Distinguishing and Controlling the Key Block Structure of Close-Spaced Coal Seams in China

"Based on the complicated geological production conditions and abnormal strata behavior of the fully mechanized caving face No. 102 in the Xinyang Coal Mine, we analyze the breaking and forming process of distinguishing key block structures in close spaced coal seams. This analysis establishes an integrated mechanical model of these distinguishing structures. Furthermore, the horizontal force TAB generated by downward key blocks A and B is quantified, as is the Pressure PG exerted by key block B on caved gangue.
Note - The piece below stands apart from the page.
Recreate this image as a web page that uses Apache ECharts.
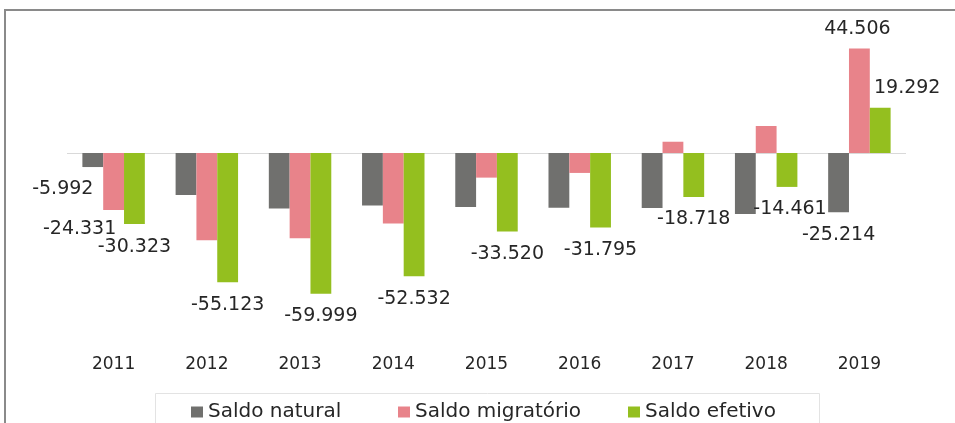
<!DOCTYPE html>
<html>
<head>
<meta charset="utf-8">
<script src="https://cdn.jsdelivr.net/npm/echarts@6/dist/echarts.min.js"></script>
<style>
html,body{margin:0;padding:0;background:#fff;}
#chart{width:955px;height:423px;}
</style>
</head>
<body>
<div id="chart"></div>
<script>
// ---- data ----
const categories = ['2011','2012','2013','2014','2015','2016','2017','2018','2019'];
const seriesNames = ['Saldo natural','Saldo migratório','Saldo efetivo'];
const saldoNatural   = [-5992, -17900, -23700, -22400, -23000, -23300, -23500, -26000, -25214];
const saldoMigratorio = [-24331, -37200, -36300, -30100, -10500, -8500, 4800, 11500, 44506];
const saldoEfetivo   = [-30323, -55123, -59999, -52532, -33520, -31795, -18718, -14461, 19292];
// which points carry a visible value label
const labelledNatural = [0, 8];
const labelledMigratorio = [0, 8];
const labelledEfetivo = [0,1,2,3,4,5,6,7,8];

// ---- styling ----
const FONT = 'DejaVu Sans';
const colors = ['#70706e', '#e8838a', '#94bf1f'];
const labelOffsets = {
  '0-0': [-30, 0],
  '1-0': [-34, -4],
  '2-7': [3, 0],
  '2-8': [27, 0],
  '1-8': [-2, 0]
};
const legendLefts = [191, 398, 628];

function fmt(v){
  const s = Math.abs(v).toString().replace(/\B(?=(\d{3})+(?!\d))/g, '.');
  return (v < 0 ? '-' : '') + s;
}

function buildData(values, labelled, sIdx){
  return values.map((v, i) => {
    const show = labelled.indexOf(i) >= 0;
    return {
      value: v,
      label: {
        show: show,
        position: v < 0 ? 'bottom' : 'top',
        distance: v < 0 ? 13 : 10,
        offset: labelOffsets[sIdx + '-' + i] || [0, 0],
        formatter: p => fmt(p.value),
        color: '#262626',
        fontFamily: FONT,
        fontSize: 19
      }
    };
  });
}

const allValues = [saldoNatural, saldoMigratorio, saldoEfetivo];
const allLabelled = [labelledNatural, labelledMigratorio, labelledEfetivo];

const chart = echarts.init(document.getElementById('chart'), null, {renderer: 'canvas'});
const option = {
  animation: false,
  backgroundColor: '#ffffff',
  graphic: [{
    type: 'rect',
    shape: {x: 5, y: 10, width: 1200, height: 600},
    style: {fill: 'none', stroke: '#8a8a8a', lineWidth: 2},
    silent: true,
    z: 100
  }, {
    type: 'rect',
    shape: {x: 155.5, y: 393.5, width: 664, height: 60},
    style: {fill: 'none', stroke: '#e3e3e3', lineWidth: 1},
    silent: true,
    z: 0
  }],
  grid: {left: 67, right: 49, top: 35.7, bottom: 105.8, containLabel: false},
  legend: seriesNames.map((n, i) => ({
    data: [n],
    left: legendLefts[i],
    top: 402,
    itemWidth: 12,
    itemHeight: 11,
    icon: 'rect',
    padding: 0,
    textStyle: {fontFamily: FONT, fontSize: 20, color: '#262626'}
  })),
  xAxis: {
    type: 'category',
    data: categories,
    axisLine: {show: false, onZero: false},
    axisTick: {show: false},
    axisLabel: {fontFamily: FONT, fontSize: 17, color: '#262626', margin: 39}
  },
  yAxis: {
    type: 'value',
    min: -70000,
    max: 50000,
    show: false,
    splitLine: {show: false}
  },
  series: allValues.map((vals, s) => ({
    name: seriesNames[s],
    type: 'bar',
    data: buildData(vals, allLabelled[s], s),
    itemStyle: {color: colors[s]},
    barGap: '0%',
    barCategoryGap: '33%',
    markLine: s === 0 ? {
      silent: true,
      symbol: 'none',
      label: {show: false},
      lineStyle: {color: '#d9d9d9', type: 'solid', width: 1},
      data: [{yAxis: 0}],
      z: 1
    } : undefined
  }))
};
chart.setOption(option);
</script>
</body>
</html>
Finally, the interaction mechanism is revealed. Analysis of the results using Mathematica reveal the following: 1. Both TAB and PG exhibit approximately inverse relationships to coal pillar width b; 2. TAB exhibits an approximately exponential relationship with mining height M of which the base is greater than 1; 3. PG exhibits an approximately arctangent relationship with mining height M. Combining these results with field observations, we conclude that the area in the vicinity of supports 100#–120# in the upper area of working face No. 102 is the likely zone of abnormal strata behavior. Thus, this area was classified as a key control area. Based on these results, the graded support control technique is proposed. Application of this technique in the field resulted in a reduction in the rate of hydraulic support system malfunction from 47% to 7% in the key control area. In addition, during times of periodic mining pressure, the roof caving height value never exceeded 0.3 m and the maximum spalling depth never exceeded 0.2 m. Overall, the results indicate that this new technique has markedly increased the stability of surrounding support rock material. IntroductionClose-spaced coal seams are widely distributed in China, and mining proceeds from the uppermost to the lowermost seam (Zhang et al., 2008). In the case of coal seams in close proximity, a particular set of risk factors becomes pertinent. These include disturbance of lower seams during the mining of overlying ones and the decrease in mechanical stability of lower coal seams following repeated movement of key blocks in main coal seam roofs. This inevitably results in behaviour such as heavy wall spalling and support damage to fully mechanized caving faces in lower-lying coal seams, which necessitates a significantly increase in the measures to support surrounding rock material (Zhang et al., 2010; Huang et al., 2013; Xie et al., 2013)."